É justo que nos equacionemos do porquê da orientação daquela iniciativa no sentido de alargamento ou definição pela positiva, isto é, pela consagração de direitos extra estatutários daquelas profissões e nada se diga pela negativa, isto é, o que não podem fazer.
Fica-se com a sensação de que aos Advogados e Solicitadores tudo é permitido, não lhes estabelecendo quaisquer limites, parecendo que se pretendeu beneficiar uma profissão em preterição de tantas outras, com méritos nada inferiores aos que são reconhecidos aos Advogados e Solicitadores.
Esta posição analisada na esfera das respectivas instituições de regulação profissional é perfeitamente compreensível, pois ela é concebida e desenvolvida numa óptica de defesa dos seus membros, o mesmo não se pode dizer quando a iniciativa é acolhida no seio do Governo e, no caso disso acontecer, aprovada tal qual se encontra pela Assembleia da República.
Estas instituições têm preocupações que vão muito mais além dos interesses profissionais, porque representativas do todo Nacional, deveriam fazer um esforço de concertação com as restantes profissões e clarificar os limites daqueles profissionais.
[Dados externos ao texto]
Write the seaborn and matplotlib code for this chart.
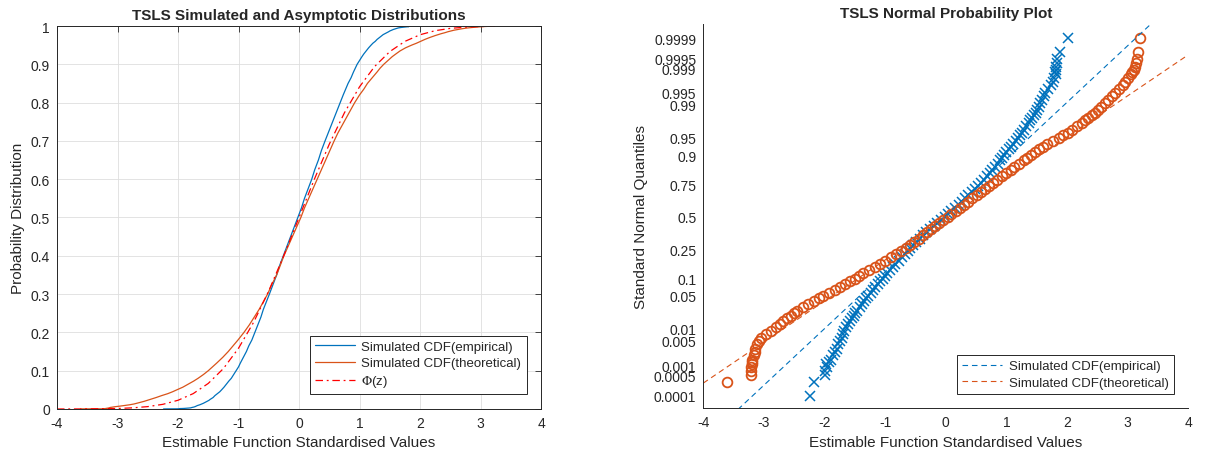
import numpy as np
import pandas as pd
import seaborn as sns
import matplotlib.pyplot as plt
from statistics import NormalDist

# probability levels (lower half, median, upper half)
p_lower = [0.0001, 0.0003, 0.0005, 0.0007, 0.0009, 0.0011, 0.0013, 0.0015, 0.002, 0.0025,
           0.003, 0.004, 0.005, 0.006, 0.0075, 0.009, 0.011, 0.013, 0.015, 0.0175,
           0.02, 0.0225, 0.025, 0.03, 0.035, 0.04, 0.045, 0.05, 0.057, 0.065,
           0.073, 0.08, 0.09, 0.1, 0.11, 0.12, 0.135, 0.15, 0.165, 0.18,
           0.2, 0.22, 0.24, 0.26, 0.28, 0.3, 0.325, 0.35, 0.375, 0.4,
           0.425, 0.45, 0.475]
p_mid = [0.5]
p_upper = [0.525, 0.55, 0.575, 0.6, 0.625, 0.65, 0.675, 0.7, 0.72, 0.74,
           0.76, 0.78, 0.8, 0.82, 0.835, 0.85, 0.865, 0.88, 0.89, 0.9,
           0.91, 0.92, 0.927, 0.935, 0.943, 0.95, 0.955, 0.96, 0.965, 0.97,
           0.975, 0.9775, 0.98, 0.9825, 0.985, 0.987, 0.989, 0.991, 0.9925, 0.994,
           0.995, 0.996, 0.997, 0.9975, 0.998, 0.9985, 0.9987, 0.9989, 0.9991, 0.9993,
           0.9995, 0.9997, 0.9999]

# simulated quantiles (empirical = blue, theoretical = orange)
emp_lower = [-2.24, -2.17, -2.00, -1.99, -1.96, -1.97, -1.93, -1.90, -1.86, -1.82,
             -1.79, -1.77, -1.74, -1.72, -1.70, -1.68, -1.64, -1.61, -1.58, -1.55,
             -1.52, -1.49, -1.47, -1.42, -1.39, -1.35, -1.31, -1.28, -1.24, -1.20,
             -1.16, -1.12, -1.08, -1.04, -1.00, -0.97, -0.92, -0.87, -0.83, -0.78,
             -0.73, -0.68, -0.63, -0.59, -0.54, -0.49, -0.43, -0.37, -0.32, -0.26,
             -0.20, -0.14, -0.08]
emp_mid = [-0.02]
emp_upper = [0.04, 0.09, 0.15, 0.21, 0.26, 0.32, 0.37, 0.43, 0.48, 0.53,
             0.58, 0.63, 0.68, 0.73, 0.77, 0.81, 0.86, 0.90, 0.93, 0.96,
             1.00, 1.04, 1.07, 1.11, 1.15, 1.19, 1.22, 1.26, 1.29, 1.33,
             1.37, 1.39, 1.42, 1.45, 1.48, 1.50, 1.53, 1.56, 1.59, 1.62,
             1.64, 1.68, 1.73, 1.76, 1.79, 1.81, 1.80, 1.82, 1.81, 1.83,
             1.84, 1.88, 2.02]
theo_lower = [np.nan, -3.61, -3.22, -3.21, -3.21, -3.20, -3.19, -3.19, -3.17, -3.15,
              -3.14, -3.12, -3.08, -3.04, -2.96, -2.89, -2.80, -2.73, -2.68, -2.62,
              -2.56, -2.51, -2.46, -2.36, -2.27, -2.17, -2.09, -2.02, -1.92, -1.83,
              -1.74, -1.67, -1.58, -1.50, -1.43, -1.36, -1.26, -1.17, -1.09, -1.01,
              -0.91, -0.82, -0.74, -0.66, -0.59, -0.52, -0.45, -0.37, -0.31, -0.25,
              -0.18, -0.11, -0.04]
theo_mid = [0.03]
theo_upper = [0.09, 0.16, 0.23, 0.30, 0.37, 0.44, 0.51, 0.58, 0.64, 0.71,
              0.78, 0.85, 0.92, 1.00, 1.07, 1.13, 1.21, 1.29, 1.34, 1.40,
              1.47, 1.54, 1.60, 1.67, 1.76, 1.86, 1.94, 2.01, 2.08, 2.16,
              2.25, 2.30, 2.35, 2.41, 2.46, 2.51, 2.56, 2.63, 2.68, 2.74,
              2.79, 2.85, 2.92, 2.96, 3.01, 3.05, 3.07, 3.10, 3.12, 3.14,
              3.15, 3.17, 3.20]

# standard normal cdf as drawn (red dash-dot)
phi_x = [-4.0, -3.5, -3.0, -2.75, -2.5, -2.25, -2.0, -1.75, -1.5, -1.25, -1.0, -0.75, -0.5, -0.25,
         0.0, 0.25, 0.5, 0.75, 1.0, 1.25, 1.5, 1.75, 2.0, 2.25, 2.5, 2.75, 3.0, 3.3]
phi_p = [0.0000, 0.0002, 0.0013, 0.0030, 0.0062, 0.0122, 0.0228, 0.0401, 0.0668, 0.1056, 0.1587, 0.2266, 0.3085, 0.4013,
         0.5, 0.5987, 0.6915, 0.7734, 0.8413, 0.8944, 0.9332, 0.9599, 0.9772, 0.9878, 0.9938, 0.9970, 0.9987, 0.9995]

# reference lines of the probability plot (location, scale)
ref_mu = [-0.025, 0.05]
ref_sigma = [0.85, 1.172]

series_names = ["Simulated CDF(empirical)", "Simulated CDF(theoretical)"]
prob_ticks = [0.0001, 0.0005, 0.001, 0.005, 0.01, 0.05, 0.1, 0.25, 0.5,
              0.75, 0.9, 0.95, 0.99, 0.995, 0.999, 0.9995, 0.9999]
x_ticks = [-4, -3, -2, -1, 0, 1, 2, 3, 4]
cdf_ticks = [0, 0.1, 0.2, 0.3, 0.4, 0.5, 0.6, 0.7, 0.8, 0.9, 1]

BLUE = "#0072BD"
ORANGE = "#D95319"
TXT = "#262626"

sns.set_theme(style="white")
plt.rcParams["font.family"] = ["Liberation Sans", "DejaVu Sans"]
plt.rcParams["mathtext.fontset"] = "stix"

nd = NormalDist()
df = pd.DataFrame({"p": p_lower + p_mid + p_upper,
                   "emp": emp_lower + emp_mid + emp_upper,
                   "theo": theo_lower + theo_mid + theo_upper})
df["z"] = [nd.inv_cdf(p) for p in df["p"]]

fig = plt.figure(figsize=(12.08, 4.64), dpi=100)
ax1 = fig.add_axes([0.0472, 0.1164, 0.4007, 0.8254])
ax2 = fig.add_axes([0.5822, 0.1179, 0.4015, 0.8282])

leg_kw = dict(loc="lower right", fontsize=9.5, frameon=True, fancybox=False, framealpha=1,
              edgecolor=TXT, borderaxespad=1.1, handlelength=3.0, handletextpad=0.5,
              borderpad=0.4, labelspacing=0.3)

# ---- left: CDFs
sns.lineplot(x=df["emp"], y=df["p"], ax=ax1, color=BLUE, lw=0.9, sort=False, estimator=None,
             label=series_names[0])
sns.lineplot(x=df["theo"], y=df["p"], ax=ax1, color=ORANGE, lw=0.9, sort=False, estimator=None,
             label=series_names[1])
sns.lineplot(x=phi_x, y=phi_p, ax=ax1, color="red", lw=0.9, sort=False, estimator=None,
             linestyle=(0, (6, 3, 1.5, 3)), label=r"$\Phi$(z)")
ax1.set_xlim(-4, 4)
ax1.set_ylim(0, 1)
ax1.set_xticks(x_ticks)
ax1.set_xticklabels([str(t) for t in x_ticks])
ax1.set_yticks(cdf_ticks)
ax1.set_yticklabels([f"{t:g}" for t in cdf_ticks])
ax1.grid(True, color="#dedede", lw=0.6)
ax1.set_axisbelow(True)
ax1.tick_params(direction="in", length=4, width=0.6, colors=TXT, labelsize=10,
                top=True, right=True, pad=5)
for s in ax1.spines.values():
    s.set_color(TXT)
    s.set_linewidth(0.7)
ax1.set_title("TSLS Simulated and Asymptotic Distributions", fontsize=11, fontweight="bold", pad=5)
ax1.set_xlabel("Estimable Function Standardised Values", fontsize=11, color=TXT)
ax1.set_ylabel("Probability Distribution", fontsize=11, color=TXT)
leg1 = ax1.legend(**leg_kw)
leg1.get_frame().set_linewidth(0.7)

# ---- right: normal probability plot
sns.lineplot(x=df["emp"], y=df["z"], ax=ax2, color=BLUE, linestyle="none", marker="x",
             markersize=6.5, markeredgewidth=1.1, markeredgecolor=BLUE, sort=False, estimator=None)
sns.lineplot(x=df["theo"], y=df["z"], ax=ax2, color=ORANGE, linestyle="none", marker="o",
             markersize=7, markerfacecolor="none", markeredgewidth=1.3, markeredgecolor=ORANGE,
             sort=False, estimator=None)
xs = np.array(x_ticks, dtype=float)
for mu, sd, c, name in zip(ref_mu, ref_sigma, [BLUE, ORANGE], series_names):
    sns.lineplot(x=xs, y=(xs - mu) / sd, ax=ax2, color=c, lw=0.8, linestyle=(0, (5, 3.5)),
                 sort=False, estimator=None, label=name)
ax2.set_xlim(-4, 4)
ax2.set_ylim(-3.98, 4.01)
ax2.set_xticks(x_ticks)
ax2.set_xticklabels([str(t) for t in x_ticks])
ax2.set_yticks([nd.inv_cdf(p) for p in prob_ticks])
ax2.set_yticklabels([f"{p:g}" for p in prob_ticks])
ax2.tick_params(direction="in", length=4, width=0.6, colors=TXT, labelsize=10, pad=5)
sns.despine(ax=ax2)
for s in ["left", "bottom"]:
    ax2.spines[s].set_color(TXT)
    ax2.spines[s].set_linewidth(0.7)
ax2.set_title("TSLS Normal Probability Plot", fontsize=11, fontweight="bold", pad=5)
ax2.set_xlabel("Estimable Function Standardised Values", fontsize=11, color=TXT)
ax2.set_ylabel("Standard Normal Quantiles", fontsize=11, color=TXT)
leg2 = ax2.legend(**leg_kw)
leg2.get_frame().set_linewidth(0.7)

fig.savefig("out.png", dpi=100)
Em meu entender não faz qualquer sentido que, nos termos das respectivas instruções, determinado profissional assuma pela sua intervenção, através da respectiva assinatura, a responsabilidade inerente aos documentos assinados e que para os entregar nas respectivas repartições públicas, tenha que para o efeito contratar um Advogado ou Solicitador.
Têm-me chegado informações de que, com base na proposta de autorização legislativa, haveriam conservadores do Registo Comercial que estariam a recusar o depósito de contas das empresas, quando este fosse entregue por Técnicos Oficiais de Contas.
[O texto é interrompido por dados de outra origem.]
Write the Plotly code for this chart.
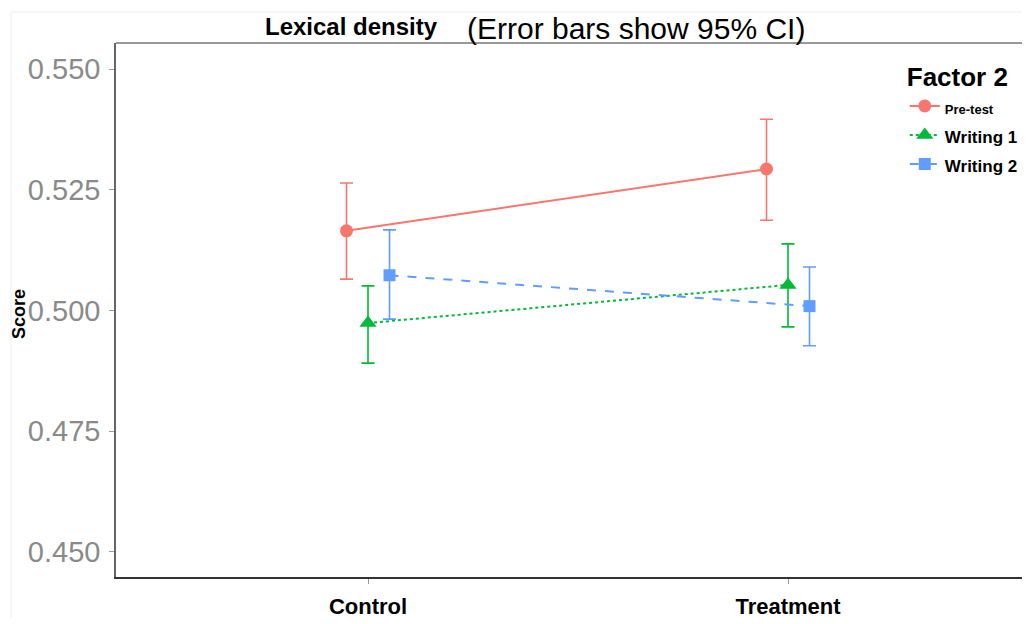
import plotly.graph_objects as go

groups = ["Control", "Treatment"]
series = ["Pre-test", "Writing 1", "Writing 2"]
means = {
    "Pre-test": [0.5165, 0.5293],
    "Writing 1": [0.4974, 0.5053],
    "Writing 2": [0.5073, 0.5009],
}
upper = {
    "Pre-test": [0.5264, 0.5396],
    "Writing 1": [0.5051, 0.5138],
    "Writing 2": [0.5167, 0.5090],
}
lower = {
    "Pre-test": [0.5065, 0.5187],
    "Writing 1": [0.4891, 0.4966],
    "Writing 2": [0.4982, 0.4927],
}
y_ticks = [0.450, 0.475, 0.500, 0.525, 0.550]

colors = {"Pre-test": "#F8766D", "Writing 1": "#00BA38", "Writing 2": "#619CFF"}
dashes = {"Pre-test": "solid", "Writing 1": "dot", "Writing 2": "dash"}
symbols = {"Pre-test": "circle", "Writing 1": "triangle-up", "Writing 2": "square"}
msize = {"Pre-test": 13, "Writing 1": 15, "Writing 2": 12}
offsets = {"Pre-test": -0.0512, "Writing 1": 0.0, "Writing 2": 0.0512}
legend_size = {"Pre-test": 13, "Writing 1": 17, "Writing 2": 17}

FONT = "Liberation Sans, Arial, Helvetica, sans-serif"

# page body has an 8px margin; plot area in the reference spans x 116..1030, y 43..577
W, H = 1022, 616
PL, PT, PB = 108, 35, 47
PW = W - PL
PH = H - PT - PB


def px(X):
    return (X - 116) / PW


def py(Y):
    return (577 - Y) / PH


fig = go.Figure()
for s in series:
    xs = [i + offsets[s] for i in range(len(groups))]
    fig.add_trace(go.Scatter(
        x=xs, y=means[s], mode="lines+markers",
        name=f"<span style='font-size:{legend_size[s]}px'><b>{s}</b></span>",
        line=dict(color=colors[s], width=2, dash=dashes[s]),
        marker=dict(symbol=symbols[s], size=msize[s], color=colors[s]),
        error_y=dict(
            type="data", symmetric=False,
            array=[u - m for u, m in zip(upper[s], means[s])],
            arrayminus=[m - l for m, l in zip(means[s], lower[s])],
            color=colors[s], thickness=1.6, width=6.5,
        ),
    ))

fig.update_layout(
    width=W, height=H,
    margin=dict(l=PL, r=0, t=PT, b=PB),
    paper_bgcolor="white", plot_bgcolor="white",
    font=dict(family=FONT, color="#000000"),
    showlegend=True,
    legend=dict(
        x=0.863, y=0.982, xanchor="left", yanchor="top",
        bgcolor="rgba(0,0,0,0)",
        title=dict(text="<b>Factor 2</b>", font=dict(size=26, family=FONT, color="#000")),
        font=dict(size=20, family=FONT, color="#000"),
        itemwidth=30,
    ),
    xaxis=dict(
        range=[-0.6, -0.6 + PW / 420],
        tickmode="array", tickvals=[0, 1],
        ticktext=[f"<b>{g}</b>" for g in groups],
        tickfont=dict(size=22, family=FONT, color="#000"),
        showgrid=False, zeroline=False,
        showline=True, linecolor="#333333", linewidth=2,
        ticks="outside", ticklen=5, tickcolor="#999999", tickwidth=1,
        ticklabelstandoff=4,
    ),
    yaxis=dict(
        range=[0.4448, 0.5554],
        tickmode="array", tickvals=y_ticks,
        ticktext=[f"{v:.3f}" for v in y_ticks],
        tickfont=dict(size=29, family=FONT, color="#8a8a8a"),
        showgrid=False, zeroline=False,
        showline=True, linecolor="#666666", linewidth=1.5,
        ticks="outside", ticklen=5, tickcolor="#999999", tickwidth=1,
        ticklabelstandoff=3,
    ),
    shapes=[
        dict(type="line", xref="paper", yref="paper", x0=0, x1=1, y0=1, y1=1,
             line=dict(color="#777777", width=1.5)),
        dict(type="line", xref="paper", yref="paper",
             x0=px(11), x1=px(11), y0=py(12), y1=py(618),
             line=dict(color="#eeeeee", width=1)),
        dict(type="line", xref="paper", yref="paper",
             x0=px(11), x1=1, y0=py(12), y1=py(12),
             line=dict(color="#eeeeee", width=1)),
    ],
    annotations=[
        dict(text="<b>Lexical density</b>", xref="paper", yref="paper",
             x=px(351), y=py(27), xanchor="center", yanchor="middle",
             showarrow=False, font=dict(size=24, family=FONT, color="#000")),
        dict(text="(Error bars show 95% CI)", xref="paper", yref="paper",
             x=px(636), y=py(28), xanchor="center", yanchor="middle",
             showarrow=False, font=dict(size=30, family=FONT, color="#000")),
        dict(text="<b>Score</b>", xref="paper", yref="paper",
             x=px(19), y=py(314), xanchor="center", yanchor="middle",
             textangle=-90, showarrow=False,
             font=dict(size=18, family=FONT, color="#000")),
    ],
)

fig.write_html("out.html")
Em meu entender não faz qualquer sentido esta alegada actuação, pois conforme dispõe a autorização legislativa - e esperamos o decreto que dela emane -, a definição dos actos próprios dos Advogados e Solicitadores não pode interferir com os direitos consagrados às profissões publicitadas.
O depósito de contas é constituído por peças que só têm valor jurídico e probatório, quando assinadas por um Técnico Oficial de Contas, conforme é o caso do Balanço, Demonstração de Resultados, Anexo ao Balanço e à Demonstração de Resultados, conforme dispõe o artigo 6º do Estatuto da CTOC, aprovado pelo DL 452/99, de 5 de Novembro.
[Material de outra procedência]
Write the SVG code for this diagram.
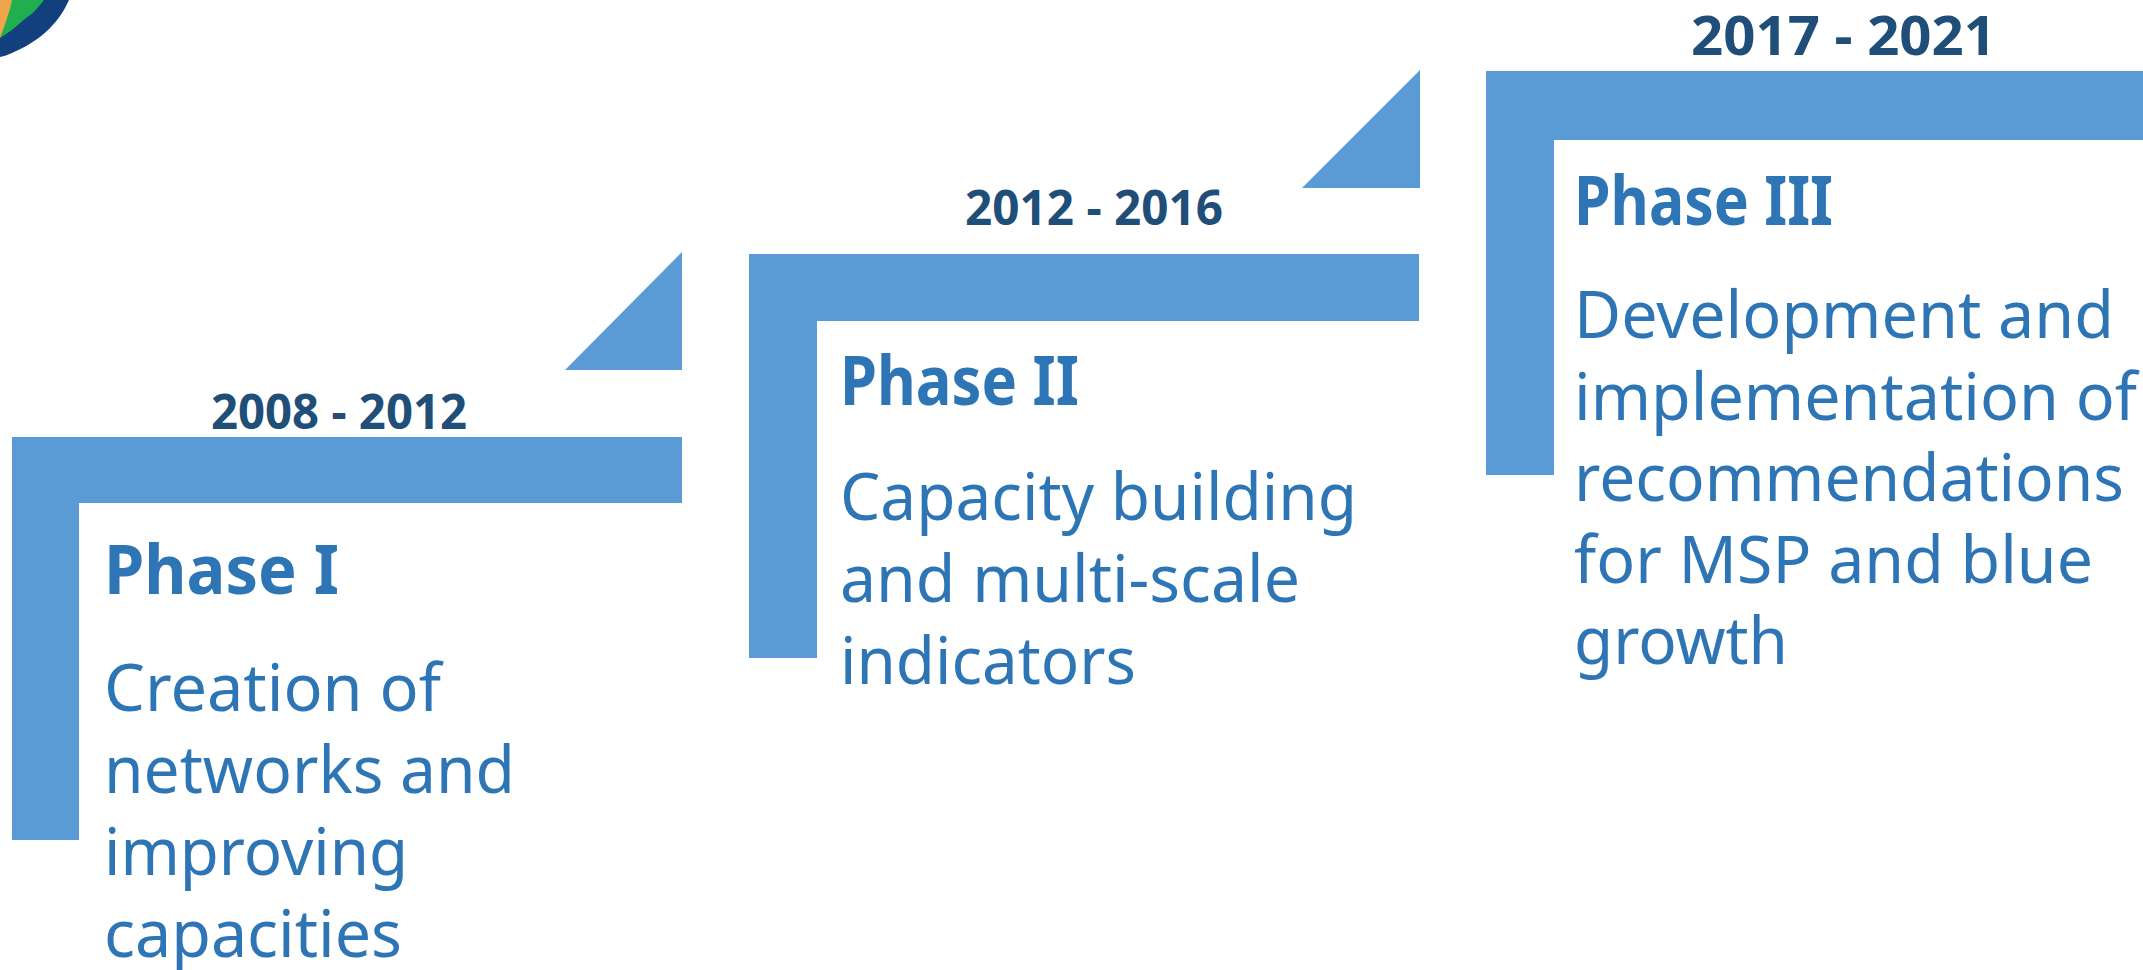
<svg xmlns="http://www.w3.org/2000/svg" width="2143" height="970" viewBox="0 0 2143 970">
<style>
.bar{fill:#5B9BD5}
text{font-family:"Noto Sans","Open Sans","Liberation Sans",sans-serif}
.date{fill:#1F4E79;font-weight:700}
.head{fill:#2E75B6;font-weight:700;font-size:68px}
.body{fill:#2E75B6;font-size:65px}
</style>
<rect width="2143" height="970" fill="#fff"/>
<g id="logo">
<path d="M0 0H69C58 25 38 42 12 53C8 55 4 56 0 57Z" fill="#123F7E"/>
<path d="M0 38C10 32 18 25 26 18C34 13 40 5 44 0H0Z" fill="#1FAF4F"/>
<path d="M0 38C6 22 10 10 12 0H0Z" fill="#F0A54A"/>
</g>
<g id="connectors"></g>
<g id="phase1">
<path class="bar" d="M12 437H682V503H79V840H12Z"/>
<polygon class="bar" points="682,252 682,370 565,370"/>
<text class="date" x="211" y="429" font-size="48" textLength="256" lengthAdjust="spacingAndGlyphs">2008 - 2012</text>
<text class="head" x="104" y="594" textLength="235" lengthAdjust="spacingAndGlyphs">Phase I</text>
<text class="body" x="104" y="711" textLength="337" lengthAdjust="spacingAndGlyphs">Creation of</text>
<text class="body" x="104" y="793" textLength="411" lengthAdjust="spacingAndGlyphs">networks and</text>
<text class="body" x="104" y="875" textLength="304" lengthAdjust="spacingAndGlyphs">improving</text>
<text class="body" x="104" y="957" textLength="298" lengthAdjust="spacingAndGlyphs">capacities</text>
</g>
<g id="phase2">
<path class="bar" d="M749 254H1419V321H817V658H749Z"/>
<polygon class="bar" points="1420,70 1420,188 1302,188"/>
<text class="date" x="965" y="225" font-size="48" textLength="258" lengthAdjust="spacingAndGlyphs">2012 - 2016</text>
<text class="head" x="840" y="405" textLength="239" lengthAdjust="spacingAndGlyphs">Phase II</text>
<text class="body" x="840" y="520" textLength="517" lengthAdjust="spacingAndGlyphs">Capacity building</text>
<text class="body" x="840" y="602" textLength="460" lengthAdjust="spacingAndGlyphs">and multi-scale</text>
<text class="body" x="840" y="684" textLength="296" lengthAdjust="spacingAndGlyphs">indicators</text>
</g>
<g id="phase3">
<path class="bar" d="M1486 71H2143V140H1554V475H1486Z"/>
<text class="date" x="1691" y="55" font-size="53" textLength="305" lengthAdjust="spacingAndGlyphs">2017 - 2021</text>
<text class="head" x="1574" y="225" textLength="259" lengthAdjust="spacingAndGlyphs">Phase III</text>
<text class="body" x="1574" y="338" textLength="540" lengthAdjust="spacingAndGlyphs">Development and</text>
<text class="body" x="1574" y="420" textLength="563" lengthAdjust="spacingAndGlyphs">implementation of</text>
<text class="body" x="1574" y="501" textLength="550" lengthAdjust="spacingAndGlyphs">recommendations</text>
<text class="body" x="1574" y="583" textLength="519" lengthAdjust="spacingAndGlyphs">for MSP and blue</text>
<text class="body" x="1574" y="664" textLength="214" lengthAdjust="spacingAndGlyphs">growth</text>
</g>
</svg>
Ora, tendo o profissional intervenção obrigatória, não se compreende porque é que ele não pode fazer a entrega daqueles documentos nas respectivas conservatórias, obrigando as empresas a pagar a um Advogado ou Solicitador, fazendo destes meros transportadores daqueles documentos.
Tem que haver bom senso em todo este e outros processos, pois a indefinição de actuação dos profissionais pode gerar situações de excessos que nem a própria lei salvaguarda, nem mesmo são prestigiantes para os profissionais intervenientes.
Deixamos aqui o nosso alerta para toda esta problemática, com a consciência de que é necessário estarmos em permanente alerta para que sejam evitados os excessos naturais das indefinições que neste domínio muitas vezes se geram.
Aos Técnicos Oficiais de Contas deixamos um apelo para que não pratiquem actos que sejam da competência de outras profissões, pois só temos o direito de exigir o respeito pelas competências da nossa profissão, na exacta medida em que respeitarmos os direitos dos outros.
Neste, como em muitas outras situações, se houver bom senso tudo se poderá resolver com equilíbrio e respeito pelos direitos de todos os profissionais.